Organizations implement mass notification software by defining incident scenarios and communication goals, building a cross-functional team, organizing audiences and contact data, configuring channels and workflows, integrating core systems, piloting the platform, training users, and testing continuously after launch.
What is the first step in implementing an emergency mass notification system?
The first step is defining crisis communication objectives. Organizations should identify their highest-priority incident scenarios, determine who needs to be reached, and set expectations for delivery speed, acknowledgement, and escalation.
How long does implementation take?
Implementation timelines vary based on organizational size, integration complexity, data readiness, governance requirements, and training needs. Some organizations can launch core workflows quickly, while others need a longer rollout to support multiple use cases, business units, or locations.
Who should own implementation?
Implementation should usually be owned by a cross-functional team rather than one department alone.
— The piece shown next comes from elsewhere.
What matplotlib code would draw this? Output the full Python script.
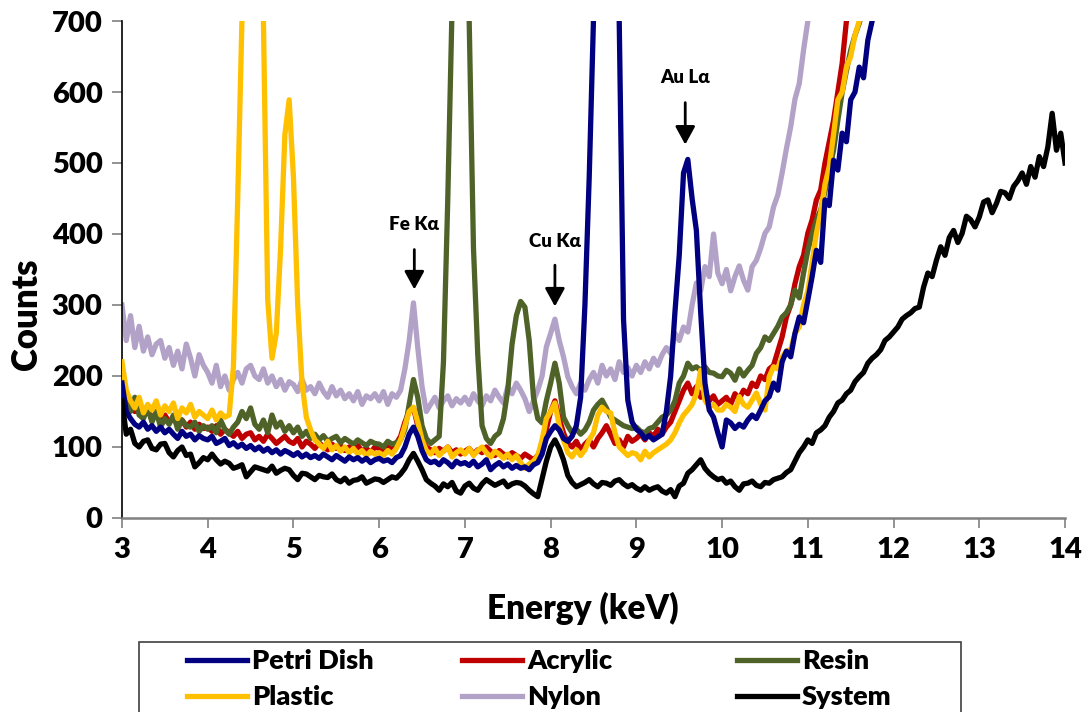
import numpy as np
import matplotlib
matplotlib.use('Agg')
import matplotlib.pyplot as plt
from matplotlib.lines import Line2D
from matplotlib.patches import Rectangle

plt.rcParams['font.family'] = ['Lato', 'DejaVu Sans']
plt.rcParams['font.weight'] = 'heavy'

# detector channels, 0.05 keV wide, 3-14 keV
energy = np.round(np.arange(3.0, 14.0001, 0.05), 2)

# counts per channel (rows = one keV each)
petri_dish = [
    190, 150, 140, 132, 128, 135, 125, 130, 122, 128, 120, 125, 118, 112, 122, 115, 118, 110, 116, 112,
    110, 115, 105, 108, 112, 102, 106, 100, 104, 98, 102, 96, 100, 94, 98, 92, 96, 90, 95, 92,
    88, 92, 86, 90, 85, 88, 84, 90, 86, 82, 88, 84, 80, 86, 82, 85, 80, 84, 78, 82,
    84, 80, 82, 78, 85, 88, 100, 118, 128, 115, 95, 82, 78, 80, 75, 82, 78, 72, 80, 76,
    78, 74, 80, 72, 76, 82, 68, 74, 78, 72, 76, 70, 74, 70, 72, 68, 75, 78, 90, 112,
    122, 130, 124, 112, 108, 115, 130, 170, 300, 480, 700, 950, 1150, 1250, 1150, 950, 700, 280, 166, 135,
    125, 120, 112, 116, 110, 114, 118, 150, 200, 290, 370, 486, 505, 450, 405, 290, 190, 152, 142, 120,
    100, 138, 134, 126, 132, 128, 138, 145, 140, 152, 165, 171, 190, 180, 220, 235, 227, 260, 283, 275,
    307, 340, 377, 360, 448, 440, 504, 490, 542, 530, 589, 600, 635, 620, 673, 700, 760,
]
acrylic = [
    200, 165, 158, 150, 160, 145, 152, 140, 148, 138, 145, 135, 140, 132, 138, 128, 135, 125, 132, 126,
    128, 122, 130, 118, 125, 120, 115, 122, 112, 118, 120, 110, 115, 108, 118, 112, 105, 110, 115, 108,
    105, 112, 100, 108, 104, 98, 106, 100, 96, 104, 98, 102, 95, 100, 96, 102, 94, 98, 92, 100,
    98, 95, 100, 96, 105, 115, 135, 150, 155, 130, 110, 100, 96, 92, 98, 94, 100, 92, 96, 90,
    94, 98, 90, 96, 92, 100, 94, 88, 95, 90, 86, 92, 88, 84, 90, 86, 82, 88, 100, 125,
    150, 165, 140, 120, 105, 100, 108, 96, 104, 110, 100, 112, 120, 130, 118, 105, 110, 100, 115, 108,
    112, 118, 110, 120, 115, 125, 118, 128, 135, 150, 165, 180, 190, 175, 185, 170, 178, 165, 172, 160,
    165, 170, 160, 175, 168, 180, 175, 190, 185, 200, 195, 210, 215, 235, 255, 283, 300, 330, 354, 370,
    401, 420, 448, 462, 500, 530, 560, 600, 640, 700, 760,
]
resin = [
    200, 160, 150, 170, 145, 140, 155, 135, 150, 128, 140, 132, 145, 125, 138, 130, 128, 135, 122, 130,
    125, 130, 120, 138, 125, 118, 128, 135, 150, 140, 155, 132, 125, 138, 120, 145, 128, 135, 122, 130,
    120, 128, 115, 122, 112, 118, 110, 116, 108, 112, 115, 106, 112, 108, 104, 110, 106, 102, 108, 105,
    104, 100, 108, 104, 106, 110, 125, 160, 195, 170, 130, 112, 105, 110, 115, 220, 448, 720, 950, 1100,
    950, 700, 380, 230, 130, 112, 105, 115, 120, 140, 180, 245, 285, 305, 297, 250, 170, 140, 134, 165,
    190, 218, 190, 142, 130, 120, 125, 118, 124, 135, 152, 160, 166, 155, 142, 138, 134, 130, 128, 126,
    128, 122, 120, 126, 128, 135, 142, 145, 152, 165, 190, 200, 218, 210, 213, 208, 213, 205, 204, 200,
    199, 208, 204, 194, 210, 200, 208, 215, 232, 240, 255, 250, 260, 270, 283, 289, 300, 321, 310, 345,
    377, 400, 420, 434, 460, 490, 518, 560, 599, 630, 659, 680, 697, 720, 740,
]
plastic = [
    220, 180, 165, 155, 170, 148, 160, 152, 165, 145, 158, 150, 162, 140, 155, 148, 160, 142, 150, 145,
    140, 152, 138, 148, 142, 145, 213, 450, 700, 1000, 1200, 1150, 950, 700, 307, 225, 260, 380, 540, 589,
    480, 300, 190, 142, 124, 110, 104, 98, 108, 96, 102, 94, 100, 92, 98, 90, 95, 88, 94, 90,
    92, 88, 95, 90, 98, 110, 130, 150, 156, 135, 110, 95, 90, 98, 88, 94, 100, 86, 92, 96,
    90, 98, 88, 95, 100, 92, 86, 94, 90, 84, 90, 82, 88, 78, 70, 76, 80, 88, 110, 140,
    150, 162, 130, 110, 92, 86, 96, 88, 96, 110, 120, 145, 156, 150, 148, 120, 100, 94, 88, 92,
    90, 82, 94, 86, 92, 96, 100, 104, 110, 120, 134, 145, 152, 160, 175, 208, 166, 156, 160, 152,
    152, 160, 156, 150, 171, 160, 156, 166, 176, 160, 152, 199, 213, 210, 227, 235, 237, 260, 269, 300,
    320, 360, 401, 430, 470, 495, 540, 589, 600, 635, 650, 680, 700, 740,
]
nylon = [
    300, 250, 285, 240, 270, 235, 255, 230, 245, 250, 225, 240, 215, 235, 210, 245, 225, 200, 230, 215,
    205, 190, 215, 185, 200, 180, 195, 205, 190, 210, 215, 200, 195, 210, 190, 200, 185, 195, 180, 192,
    188, 178, 195, 180, 185, 175, 190, 178, 170, 185, 172, 180, 168, 175, 165, 178, 160, 172, 168, 175,
    165, 178, 160, 175, 170, 180, 210, 250, 303, 240, 185, 150, 160, 170, 155, 165, 172, 158, 168, 162,
    170, 160, 175, 165, 158, 172, 165, 180, 170, 162, 185, 175, 190, 180, 168, 150, 165, 180, 200, 241,
    260, 280, 250, 227, 199, 185, 175, 190, 180, 195, 205, 190, 215, 200, 210, 195, 220, 205, 212, 200,
    215, 205, 220, 210, 225, 215, 230, 240, 232, 260, 250, 269, 262, 300, 331, 320, 354, 340, 400, 345,
    330, 350, 320, 340, 355, 335, 321, 354, 363, 380, 401, 410, 438, 455, 486, 520, 551, 590, 612, 659,
    700, 760,
]
system = [
    165, 118, 125, 105, 100, 108, 110, 98, 96, 104, 105, 92, 86, 95, 100, 88, 90, 72, 78, 85,
    82, 90, 82, 76, 80, 77, 70, 72, 75, 58, 65, 72, 70, 68, 66, 73, 63, 67, 70, 68,
    60, 54, 63, 62, 58, 54, 60, 58, 57, 62, 54, 51, 56, 49, 53, 54, 58, 49, 52, 55,
    54, 50, 54, 58, 56, 62, 70, 82, 91, 80, 68, 54, 49, 45, 39, 48, 44, 50, 38, 35,
    45, 49, 42, 39, 48, 54, 50, 46, 49, 52, 44, 48, 50, 49, 45, 39, 34, 30, 55, 80,
    100, 110, 98, 82, 60, 50, 44, 47, 50, 54, 48, 44, 50, 49, 46, 52, 54, 48, 44, 47,
    42, 39, 44, 39, 42, 44, 38, 35, 40, 30, 45, 49, 63, 68, 75, 82, 70, 63, 58, 54,
    56, 49, 52, 44, 39, 48, 49, 52, 46, 44, 50, 49, 54, 56, 58, 64, 68, 80, 92, 100,
    110, 105, 120, 124, 130, 142, 150, 162, 166, 175, 180, 192, 199, 205, 218, 225, 230, 237, 250, 255,
    262, 269, 280, 285, 289, 295, 297, 325, 345, 340, 363, 382, 370, 395, 405, 388, 401, 425, 420, 410,
    424, 445, 448, 430, 443, 460, 458, 450, 467, 475, 486, 470, 495, 480, 509, 495, 523, 570, 518, 542,
    500,
]

names = ['Petri Dish', 'Acrylic', 'Resin', 'Plastic', 'Nylon', 'System']
colors = ['#000080', '#C00000', '#4F6228', '#FFC000', '#B3A2C7', '#000000']
spectra = [petri_dish, acrylic, resin, plastic, nylon, system]
layer = [5, 2, 3, 4, 1, 6]

# peak labels: (text, energy, text height, arrow tail, arrow tip)
peaks = [
    ('Fe Kα', 6.41, 413, 382, 318),
    ('Cu Kα', 8.05, 390, 360, 294),
    ('Au Lα', 9.57, 620, 589, 522),
]

fig = plt.figure(figsize=(10.92, 7.12), dpi=100)
ax = fig.add_axes([0.1117, 0.2725, 0.8636, 0.6980])

for name, counts, c, z in zip(names, spectra, colors, layer):
    ax.plot(energy[:len(counts)], counts, color=c, lw=3.8, label=name, zorder=z)

for label, e, ty, tail, tip in peaks:
    ax.text(e, ty, label, ha='center', va='center', fontsize=13.5, fontweight='heavy')
    ax.annotate('', xy=(e, tip), xytext=(e, tail),
                arrowprops=dict(arrowstyle='-|>,head_length=0.55,head_width=0.3',
                                lw=2, color='black', mutation_scale=20))

ax.set_xlim(3, 14)
ax.set_ylim(0, 700)
ax.set_xticks(range(3, 15))
ax.set_yticks(range(0, 701, 100))
ax.tick_params(direction='out', length=7, width=1.2, color='#808080',
               labelsize=21, pad=7)
for t in ax.get_xticklabels() + ax.get_yticklabels():
    t.set_fontweight('heavy')
ax.spines['top'].set_visible(False)
ax.spines['right'].set_visible(False)
ax.spines['left'].set_color('black')
ax.spines['left'].set_linewidth(1.2)
ax.spines['bottom'].set_color('#808080')
ax.spines['bottom'].set_linewidth(1.8)

fig.text(0.534, 0.146, 'Energy (keV)', ha='center', va='center', fontsize=24, fontweight='heavy')
fig.text(0.0247, 0.559, 'Counts', ha='center', va='center', rotation=90,
         fontsize=25, fontweight='heavy')

# legend: three single-column blocks inside one frame below the axes
handles = {n: Line2D([], [], color=c, lw=3.8) for n, c in zip(names, colors)}
columns = [('Petri Dish', 'Plastic'), ('Acrylic', 'Nylon'), ('Resin', 'System')]
col_x = [187, 462, 737]
for x, col in zip(col_x, columns):
    fig.legend([handles[n] for n in col], col, loc='upper left',
               bbox_to_anchor=(x / 1092, 1 - 649 / 712), frameon=False,
               borderpad=0, borderaxespad=0, handlelength=2.2, handletextpad=0.2,
               labelspacing=0.45, prop={'size': 19.5, 'weight': 'heavy'})
fig.patches.append(Rectangle((139 / 1092, -0.05), 822 / 1092, 0.05 + 1 - 642 / 712,
                             transform=fig.transFigure, fill=False,
                             edgecolor='#404040', lw=1.2))

fig.savefig('out.png', dpi=100)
Security, HR, IT, communications, and operations often all play a role, with clear executive sponsorship and defined program ownership.
What features matter most during implementation?
The most important features usually include multichannel delivery, two-way communication, audience segmentation, geotargeting, integrations, automated data syncing, ease of use, and reporting. These capabilities improve both implementation success and incident response performance.
What systems should mass notification software integrate with?
Mass notification software often integrates with HRIS platforms, employee directories, identity and single sign-on tools, collaboration platforms, and incident management systems. The right mix depends on the organization’s environment and workflow needs.
How often should organizations test their system?
Organizations should test their emergency notification system regularly through drills, contact data reviews, and workflow exercises. The right cadence depends on risk profile and operational complexity, but regular testing is essential for maintaining readiness.
What are the biggest implementation mistakes to avoid?
The biggest mistakes include poor contact data quality, unclear ownership, insufficient testing, weak escalation design, too many broad permissions, and selecting a platform that is difficult to use during real incidents.
What is the difference between mass notification software and emergency notification software?
In many organizations, the terms mass notification software and emergency notification software are used interchangeably. Both refer to platforms that help communicate quickly during urgent events, though some teams use mass notification software as the broader category term.